[A run of records]
________________________________________
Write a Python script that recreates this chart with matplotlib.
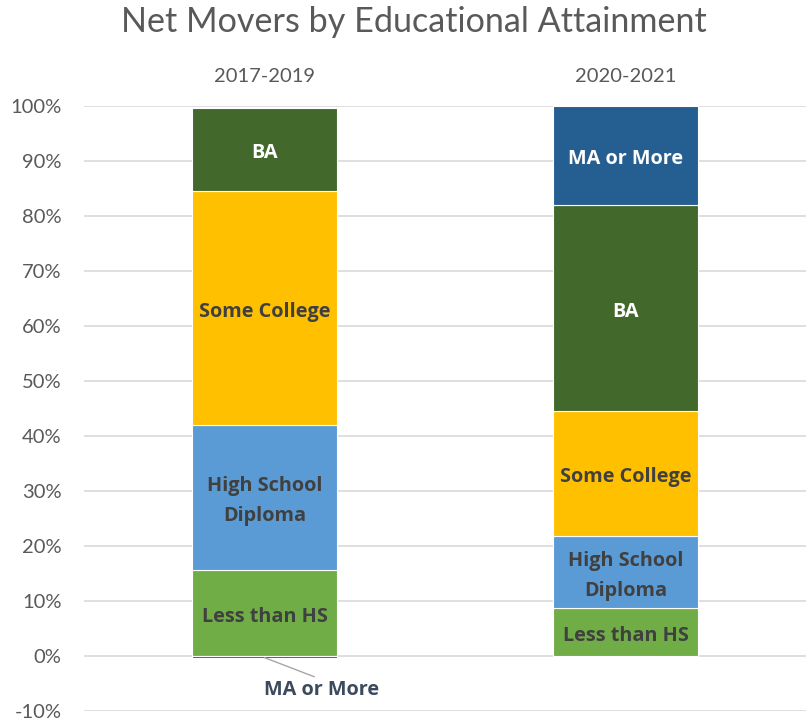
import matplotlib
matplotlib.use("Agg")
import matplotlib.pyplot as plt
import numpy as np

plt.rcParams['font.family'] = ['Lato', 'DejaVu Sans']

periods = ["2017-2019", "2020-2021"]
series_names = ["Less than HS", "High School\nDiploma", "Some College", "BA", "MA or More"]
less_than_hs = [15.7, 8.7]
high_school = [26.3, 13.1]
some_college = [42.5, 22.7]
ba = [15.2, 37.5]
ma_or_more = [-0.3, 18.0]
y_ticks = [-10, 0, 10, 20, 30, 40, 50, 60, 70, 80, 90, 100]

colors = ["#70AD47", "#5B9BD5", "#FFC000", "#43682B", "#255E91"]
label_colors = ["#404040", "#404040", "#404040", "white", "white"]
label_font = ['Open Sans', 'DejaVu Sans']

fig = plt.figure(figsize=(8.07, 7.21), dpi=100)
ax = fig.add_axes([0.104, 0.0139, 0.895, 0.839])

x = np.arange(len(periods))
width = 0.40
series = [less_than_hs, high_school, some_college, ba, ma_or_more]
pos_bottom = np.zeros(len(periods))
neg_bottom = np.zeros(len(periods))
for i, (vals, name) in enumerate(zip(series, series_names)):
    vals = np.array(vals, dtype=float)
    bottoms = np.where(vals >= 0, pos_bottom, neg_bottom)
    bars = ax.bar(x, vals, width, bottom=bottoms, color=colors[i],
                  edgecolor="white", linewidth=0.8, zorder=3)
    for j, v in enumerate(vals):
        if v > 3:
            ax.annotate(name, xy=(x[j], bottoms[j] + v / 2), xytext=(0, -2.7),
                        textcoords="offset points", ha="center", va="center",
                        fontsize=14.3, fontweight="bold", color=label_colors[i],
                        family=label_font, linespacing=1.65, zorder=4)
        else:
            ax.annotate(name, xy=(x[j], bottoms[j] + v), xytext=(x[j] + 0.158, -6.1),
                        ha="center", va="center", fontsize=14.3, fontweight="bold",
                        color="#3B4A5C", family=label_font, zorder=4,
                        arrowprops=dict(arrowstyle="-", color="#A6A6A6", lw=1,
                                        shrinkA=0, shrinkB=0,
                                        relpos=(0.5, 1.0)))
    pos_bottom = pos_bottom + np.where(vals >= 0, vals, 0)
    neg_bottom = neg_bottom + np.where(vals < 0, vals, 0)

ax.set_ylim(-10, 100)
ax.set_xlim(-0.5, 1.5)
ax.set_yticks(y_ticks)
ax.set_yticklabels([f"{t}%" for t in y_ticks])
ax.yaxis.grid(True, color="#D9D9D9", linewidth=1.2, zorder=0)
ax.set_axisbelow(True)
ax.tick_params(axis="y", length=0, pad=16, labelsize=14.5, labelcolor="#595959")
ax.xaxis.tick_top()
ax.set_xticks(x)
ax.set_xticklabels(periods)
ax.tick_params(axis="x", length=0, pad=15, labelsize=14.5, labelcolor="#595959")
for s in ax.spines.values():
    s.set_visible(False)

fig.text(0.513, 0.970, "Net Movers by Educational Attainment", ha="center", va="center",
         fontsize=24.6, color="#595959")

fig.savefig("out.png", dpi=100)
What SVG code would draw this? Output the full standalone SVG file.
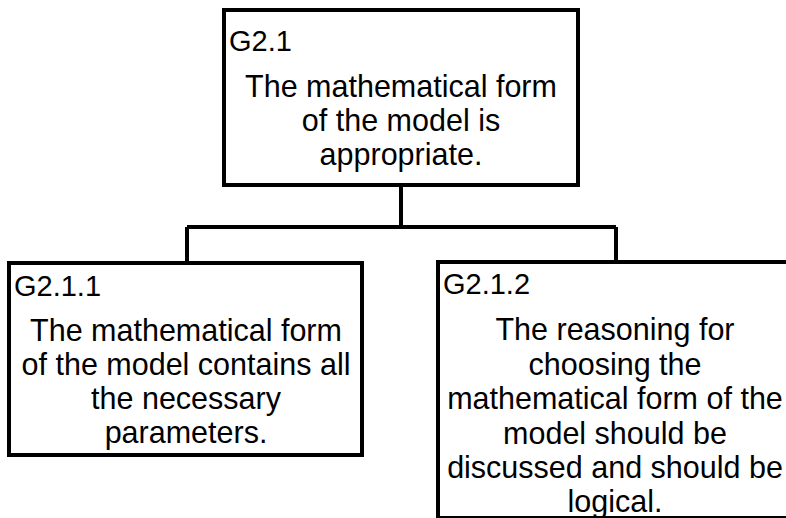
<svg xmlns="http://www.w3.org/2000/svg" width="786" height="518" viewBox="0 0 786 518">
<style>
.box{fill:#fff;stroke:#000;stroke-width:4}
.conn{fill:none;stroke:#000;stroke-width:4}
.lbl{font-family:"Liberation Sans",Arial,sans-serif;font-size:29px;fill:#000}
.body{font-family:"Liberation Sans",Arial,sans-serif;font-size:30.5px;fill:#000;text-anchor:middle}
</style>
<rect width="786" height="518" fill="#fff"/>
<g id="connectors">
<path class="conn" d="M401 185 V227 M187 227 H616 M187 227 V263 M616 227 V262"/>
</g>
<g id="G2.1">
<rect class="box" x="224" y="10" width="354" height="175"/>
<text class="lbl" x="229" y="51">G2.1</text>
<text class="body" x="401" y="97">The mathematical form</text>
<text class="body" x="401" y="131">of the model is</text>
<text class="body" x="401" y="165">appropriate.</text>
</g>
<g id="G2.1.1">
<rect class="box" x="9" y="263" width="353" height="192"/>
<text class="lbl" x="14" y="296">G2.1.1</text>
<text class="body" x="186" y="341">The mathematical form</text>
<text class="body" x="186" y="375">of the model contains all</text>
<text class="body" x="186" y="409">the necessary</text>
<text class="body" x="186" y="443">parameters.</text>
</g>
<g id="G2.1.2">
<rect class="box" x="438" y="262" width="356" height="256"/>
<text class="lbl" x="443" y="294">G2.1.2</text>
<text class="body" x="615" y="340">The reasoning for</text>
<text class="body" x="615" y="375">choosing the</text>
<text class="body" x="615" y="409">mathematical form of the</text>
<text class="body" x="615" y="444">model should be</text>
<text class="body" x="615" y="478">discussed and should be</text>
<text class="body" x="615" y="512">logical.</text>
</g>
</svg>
________________________________________
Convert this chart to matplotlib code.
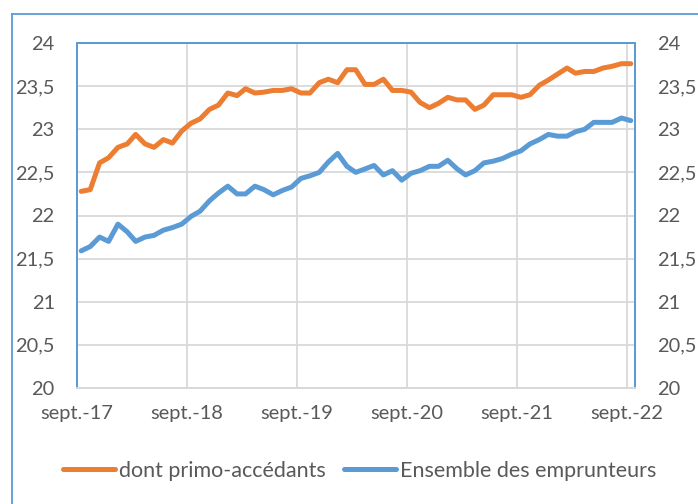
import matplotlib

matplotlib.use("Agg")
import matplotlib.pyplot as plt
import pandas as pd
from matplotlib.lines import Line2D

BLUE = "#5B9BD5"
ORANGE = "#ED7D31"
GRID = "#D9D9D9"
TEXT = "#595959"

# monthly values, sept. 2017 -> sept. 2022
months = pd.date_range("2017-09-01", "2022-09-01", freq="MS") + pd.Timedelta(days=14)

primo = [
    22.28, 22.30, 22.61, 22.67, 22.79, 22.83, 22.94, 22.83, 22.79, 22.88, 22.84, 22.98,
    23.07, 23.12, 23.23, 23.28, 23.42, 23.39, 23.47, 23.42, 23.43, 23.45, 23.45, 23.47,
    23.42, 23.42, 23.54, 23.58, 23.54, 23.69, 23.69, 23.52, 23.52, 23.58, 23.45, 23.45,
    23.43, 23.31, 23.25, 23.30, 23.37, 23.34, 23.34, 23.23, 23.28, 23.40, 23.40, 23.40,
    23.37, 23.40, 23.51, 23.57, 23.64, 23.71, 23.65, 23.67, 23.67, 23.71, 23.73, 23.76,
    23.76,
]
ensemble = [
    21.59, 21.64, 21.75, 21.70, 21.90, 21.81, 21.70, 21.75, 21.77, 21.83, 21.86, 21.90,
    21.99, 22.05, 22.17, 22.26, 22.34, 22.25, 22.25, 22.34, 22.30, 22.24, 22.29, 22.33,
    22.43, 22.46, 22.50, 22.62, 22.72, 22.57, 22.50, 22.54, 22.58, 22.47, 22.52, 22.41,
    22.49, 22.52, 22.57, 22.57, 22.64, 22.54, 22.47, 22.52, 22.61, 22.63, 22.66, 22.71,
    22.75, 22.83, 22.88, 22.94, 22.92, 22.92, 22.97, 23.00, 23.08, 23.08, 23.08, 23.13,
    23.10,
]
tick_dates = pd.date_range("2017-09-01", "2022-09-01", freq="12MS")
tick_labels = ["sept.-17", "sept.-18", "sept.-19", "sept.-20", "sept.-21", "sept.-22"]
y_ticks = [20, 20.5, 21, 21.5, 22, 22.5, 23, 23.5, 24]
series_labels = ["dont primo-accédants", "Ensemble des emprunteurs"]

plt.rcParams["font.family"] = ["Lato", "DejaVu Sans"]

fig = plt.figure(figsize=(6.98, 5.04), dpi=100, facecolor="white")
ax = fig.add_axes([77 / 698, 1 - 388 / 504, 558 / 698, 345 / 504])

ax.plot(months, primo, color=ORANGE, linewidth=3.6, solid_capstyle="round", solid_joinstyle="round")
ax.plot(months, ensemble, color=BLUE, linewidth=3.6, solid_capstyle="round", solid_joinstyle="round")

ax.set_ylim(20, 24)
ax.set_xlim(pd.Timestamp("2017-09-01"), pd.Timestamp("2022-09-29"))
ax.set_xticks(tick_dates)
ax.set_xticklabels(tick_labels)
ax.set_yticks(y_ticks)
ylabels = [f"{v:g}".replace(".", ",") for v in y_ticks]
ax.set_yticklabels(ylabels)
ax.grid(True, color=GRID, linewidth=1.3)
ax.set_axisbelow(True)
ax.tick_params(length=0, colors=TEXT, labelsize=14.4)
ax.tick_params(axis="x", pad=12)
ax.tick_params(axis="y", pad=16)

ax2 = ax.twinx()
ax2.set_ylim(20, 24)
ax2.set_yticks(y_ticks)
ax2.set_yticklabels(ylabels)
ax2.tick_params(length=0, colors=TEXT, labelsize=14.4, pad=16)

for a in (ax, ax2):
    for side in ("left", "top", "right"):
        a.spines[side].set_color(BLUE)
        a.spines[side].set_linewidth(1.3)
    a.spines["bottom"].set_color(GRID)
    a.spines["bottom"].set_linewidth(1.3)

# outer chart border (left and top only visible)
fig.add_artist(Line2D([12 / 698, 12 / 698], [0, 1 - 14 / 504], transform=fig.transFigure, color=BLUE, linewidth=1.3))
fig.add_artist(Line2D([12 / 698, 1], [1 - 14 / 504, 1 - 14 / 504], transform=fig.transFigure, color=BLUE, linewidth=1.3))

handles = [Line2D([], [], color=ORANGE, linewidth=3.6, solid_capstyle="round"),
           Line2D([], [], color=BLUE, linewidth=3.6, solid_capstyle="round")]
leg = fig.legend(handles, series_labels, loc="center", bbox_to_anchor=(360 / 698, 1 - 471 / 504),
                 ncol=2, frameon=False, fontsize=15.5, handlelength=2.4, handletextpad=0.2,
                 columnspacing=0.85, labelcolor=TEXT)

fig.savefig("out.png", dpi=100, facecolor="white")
________________________________________
→ **Exercise directions**
Skip all pictures. Retype exactly the span whose first line is the one with "Write a Python" and whose last line is the one with "ax = fig.add_axes([0.104, 0.0139, 0.895, 0.839])".

→ **Final result**
Write a Python script that recreates this chart with matplotlib.
import matplotlib
matplotlib.use("Agg")
import matplotlib.pyplot as plt
import numpy as np

plt.rcParams['font.family'] = ['Lato', 'DejaVu Sans']

periods = ["2017-2019", "2020-2021"]
series_names = ["Less than HS", "High School\nDiploma", "Some College", "BA", "MA or More"]
less_than_hs = [15.7, 8.7]
high_school = [26.3, 13.1]
some_college = [42.5, 22.7]
ba = [15.2, 37.5]
ma_or_more = [-0.3, 18.0]
y_ticks = [-10, 0, 10, 20, 30, 40, 50, 60, 70, 80, 90, 100]

colors = ["#70AD47", "#5B9BD5", "#FFC000", "#43682B", "#255E91"]
label_colors = ["#404040", "#404040", "#404040", "white", "white"]
label_font = ['Open Sans', 'DejaVu Sans']

fig = plt.figure(figsize=(8.07, 7.21), dpi=100)
ax = fig.add_axes([0.104, 0.0139, 0.895, 0.839])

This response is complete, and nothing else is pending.